-- What the task asks --
Below is some material; set it all down exactly, apart from the pictures.

......

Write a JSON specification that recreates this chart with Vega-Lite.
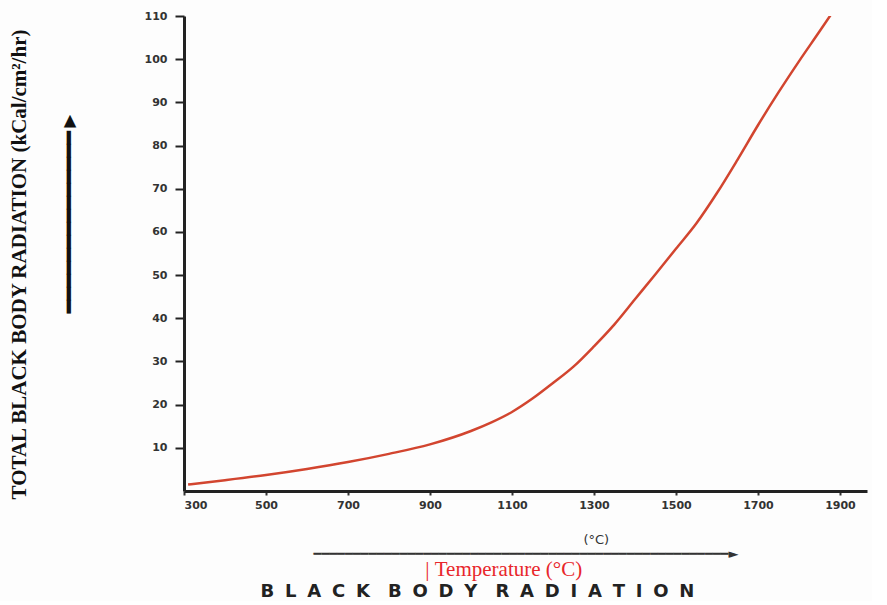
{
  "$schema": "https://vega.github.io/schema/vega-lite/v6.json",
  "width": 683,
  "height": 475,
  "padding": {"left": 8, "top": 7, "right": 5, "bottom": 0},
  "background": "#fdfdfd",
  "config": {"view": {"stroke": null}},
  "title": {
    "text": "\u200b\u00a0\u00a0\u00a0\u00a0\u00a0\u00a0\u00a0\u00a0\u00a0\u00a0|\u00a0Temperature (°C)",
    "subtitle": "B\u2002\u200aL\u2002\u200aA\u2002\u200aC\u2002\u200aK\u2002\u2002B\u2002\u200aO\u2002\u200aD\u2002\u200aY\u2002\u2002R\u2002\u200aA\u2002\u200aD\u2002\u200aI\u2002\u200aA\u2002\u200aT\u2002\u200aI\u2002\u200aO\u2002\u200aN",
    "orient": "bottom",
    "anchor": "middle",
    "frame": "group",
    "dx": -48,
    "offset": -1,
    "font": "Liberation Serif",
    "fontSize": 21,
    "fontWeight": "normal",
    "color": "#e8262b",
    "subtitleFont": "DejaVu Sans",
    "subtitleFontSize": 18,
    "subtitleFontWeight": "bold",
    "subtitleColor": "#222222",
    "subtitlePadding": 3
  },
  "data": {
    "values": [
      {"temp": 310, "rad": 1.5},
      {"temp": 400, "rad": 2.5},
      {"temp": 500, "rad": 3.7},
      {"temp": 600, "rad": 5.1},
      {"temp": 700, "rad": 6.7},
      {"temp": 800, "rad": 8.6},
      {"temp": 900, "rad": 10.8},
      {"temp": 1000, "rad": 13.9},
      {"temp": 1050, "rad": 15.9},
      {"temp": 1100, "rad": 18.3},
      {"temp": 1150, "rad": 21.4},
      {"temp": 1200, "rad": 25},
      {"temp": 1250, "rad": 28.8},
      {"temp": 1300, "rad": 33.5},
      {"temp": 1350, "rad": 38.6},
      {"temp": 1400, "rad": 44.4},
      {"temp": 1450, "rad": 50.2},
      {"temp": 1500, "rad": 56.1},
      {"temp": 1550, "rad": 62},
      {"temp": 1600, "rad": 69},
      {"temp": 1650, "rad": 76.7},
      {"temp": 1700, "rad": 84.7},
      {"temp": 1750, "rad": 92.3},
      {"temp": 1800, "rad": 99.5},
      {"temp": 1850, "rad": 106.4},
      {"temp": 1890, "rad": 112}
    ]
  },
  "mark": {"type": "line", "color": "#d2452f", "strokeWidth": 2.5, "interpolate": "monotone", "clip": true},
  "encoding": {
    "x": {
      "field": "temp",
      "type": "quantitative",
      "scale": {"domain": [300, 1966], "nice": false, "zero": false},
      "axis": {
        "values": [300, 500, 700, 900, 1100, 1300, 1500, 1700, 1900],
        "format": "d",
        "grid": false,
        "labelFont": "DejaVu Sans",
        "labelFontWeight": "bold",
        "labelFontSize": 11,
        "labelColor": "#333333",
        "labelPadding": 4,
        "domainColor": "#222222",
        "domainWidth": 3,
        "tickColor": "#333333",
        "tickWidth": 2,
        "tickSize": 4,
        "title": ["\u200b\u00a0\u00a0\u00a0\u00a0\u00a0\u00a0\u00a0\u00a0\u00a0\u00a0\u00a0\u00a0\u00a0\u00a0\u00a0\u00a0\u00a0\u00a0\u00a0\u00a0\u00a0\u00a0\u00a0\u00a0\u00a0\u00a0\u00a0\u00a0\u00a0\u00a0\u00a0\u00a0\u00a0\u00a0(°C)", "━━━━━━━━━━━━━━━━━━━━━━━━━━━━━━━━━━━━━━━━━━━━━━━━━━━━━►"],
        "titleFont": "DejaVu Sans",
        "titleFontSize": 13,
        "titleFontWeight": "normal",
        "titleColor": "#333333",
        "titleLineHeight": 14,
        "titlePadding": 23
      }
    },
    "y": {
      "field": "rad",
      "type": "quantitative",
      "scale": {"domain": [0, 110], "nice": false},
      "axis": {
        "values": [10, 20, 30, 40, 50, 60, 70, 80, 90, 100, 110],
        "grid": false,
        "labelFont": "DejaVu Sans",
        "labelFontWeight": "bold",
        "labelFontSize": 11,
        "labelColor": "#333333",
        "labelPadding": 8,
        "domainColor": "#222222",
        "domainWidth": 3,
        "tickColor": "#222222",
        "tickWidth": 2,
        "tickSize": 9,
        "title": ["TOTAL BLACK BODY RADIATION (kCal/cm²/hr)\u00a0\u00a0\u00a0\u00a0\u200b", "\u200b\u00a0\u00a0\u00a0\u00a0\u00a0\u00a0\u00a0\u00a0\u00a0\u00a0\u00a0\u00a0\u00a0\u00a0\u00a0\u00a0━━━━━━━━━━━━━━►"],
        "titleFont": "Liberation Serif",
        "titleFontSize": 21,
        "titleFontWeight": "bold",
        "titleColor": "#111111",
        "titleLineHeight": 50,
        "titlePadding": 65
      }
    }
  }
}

......

-- Completed exercise --
Write a JSON specification that recreates this chart with Vega-Lite.
{
  "$schema": "https://vega.github.io/schema/vega-lite/v6.json",
  "width": 683,
  "height": 475,
  "padding": {"left": 8, "top": 7, "right": 5, "bottom": 0},
  "background": "#fdfdfd",
  "config": {"view": {"stroke": null}},
  "title": {
    "text": "\u200b\u00a0\u00a0\u00a0\u00a0\u00a0\u00a0\u00a0\u00a0\u00a0\u00a0|\u00a0Temperature (°C)",
    "subtitle": "B\u2002\u200aL\u2002\u200aA\u2002\u200aC\u2002\u200aK\u2002\u2002B\u2002\u200aO\u2002\u200aD\u2002\u200aY\u2002\u2002R\u2002\u200aA\u2002\u200aD\u2002\u200aI\u2002\u200aA\u2002\u200aT\u2002\u200aI\u2002\u200aO\u2002\u200aN",
    "orient": "bottom",
    "anchor": "middle",
    "frame": "group",
    "dx": -48,
    "offset": -1,
    "font": "Liberation Serif",
    "fontSize": 21,
    "fontWeight": "normal",
    "color": "#e8262b",
    "subtitleFont": "DejaVu Sans",
    "subtitleFontSize": 18,
    "subtitleFontWeight": "bold",
    "subtitleColor": "#222222",
    "subtitlePadding": 3
  },
  "data": {
    "values": [
      {"temp": 310, "rad": 1.5},
      {"temp": 400, "rad": 2.5},
      {"temp": 500, "rad": 3.7},
      {"temp": 600, "rad": 5.1},
      {"temp": 700, "rad": 6.7},
      {"temp": 800, "rad": 8.6},
      {"temp": 900, "rad": 10.8},
      {"temp": 1000, "rad": 13.9},
      {"temp": 1050, "rad": 15.9},
      {"temp": 1100, "rad": 18.3},
      {"temp": 1150, "rad": 21.4},
      {"temp": 1200, "rad": 25},
      {"temp": 1250, "rad": 28.8},
      {"temp": 1300, "rad": 33.5},
      {"temp": 1350, "rad": 38.6},
      {"temp": 1400, "rad": 44.4},
      {"temp": 1450, "rad": 50.2},
      {"temp": 1500, "rad": 56.1},
      {"temp": 1550, "rad": 62},
      {"temp": 1600, "rad": 69},
      {"temp": 1650, "rad": 76.7},
      {"temp": 1700, "rad": 84.7},
      {"temp": 1750, "rad": 92.3},
      {"temp": 1800, "rad": 99.5},
      {"temp": 1850, "rad": 106.4},
      {"temp": 1890, "rad": 112}
    ]
  },
  "mark": {"type": "line", "color": "#d2452f", "strokeWidth": 2.5, "interpolate": "monotone", "clip": true},
  "encoding": {
    "x": {
      "field": "temp",
      "type": "quantitative",
      "scale": {"domain": [300, 1966], "nice": false, "zero": false},
      "axis": {
        "values": [300, 500, 700, 900, 1100, 1300, 1500, 1700, 1900],
        "format": "d",
        "grid": false,
        "labelFont": "DejaVu Sans",
        "labelFontWeight": "bold",
        "labelFontSize": 11,
        "labelColor": "#333333",
        "labelPadding": 4,
        "domainColor": "#222222",
        "domainWidth": 3,
        "tickColor": "#333333",
        "tickWidth": 2,
        "tickSize": 4,
        "title": ["\u200b\u00a0\u00a0\u00a0\u00a0\u00a0\u00a0\u00a0\u00a0\u00a0\u00a0\u00a0\u00a0\u00a0\u00a0\u00a0\u00a0\u00a0\u00a0\u00a0\u00a0\u00a0\u00a0\u00a0\u00a0\u00a0\u00a0\u00a0\u00a0\u00a0\u00a0\u00a0\u00a0\u00a0\u00a0(°C)", "━━━━━━━━━━━━━━━━━━━━━━━━━━━━━━━━━━━━━━━━━━━━━━━━━━━━━►"],
        "titleFont": "DejaVu Sans",
        "titleFontSize": 13,
        "titleFontWeight": "normal",
        "titleColor": "#333333",
        "titleLineHeight": 14,
        "titlePadding": 23
      }
    },
    "y": {
      "field": "rad",
      "type": "quantitative",
      "scale": {"domain": [0, 110], "nice": false},
      "axis": {
        "values": [10, 20, 30, 40, 50, 60, 70, 80, 90, 100, 110],
        "grid": false,
        "labelFont": "DejaVu Sans",
        "labelFontWeight": "bold",
        "labelFontSize": 11,
        "labelColor": "#333333",
        "labelPadding": 8,
        "domainColor": "#222222",
        "domainWidth": 3,
        "tickColor": "#222222",
        "tickWidth": 2,
        "tickSize": 9,
        "title": ["TOTAL BLACK BODY RADIATION (kCal/cm²/hr)\u00a0\u00a0\u00a0\u00a0\u200b", "\u200b\u00a0\u00a0\u00a0\u00a0\u00a0\u00a0\u00a0\u00a0\u00a0\u00a0\u00a0\u00a0\u00a0\u00a0\u00a0\u00a0━━━━━━━━━━━━━━►"],
        "titleFont": "Liberation Serif",
        "titleFontSize": 21,
        "titleFontWeight": "bold",
        "titleColor": "#111111",
        "titleLineHeight": 50,
        "titlePadding": 65
      }
    }
  }
}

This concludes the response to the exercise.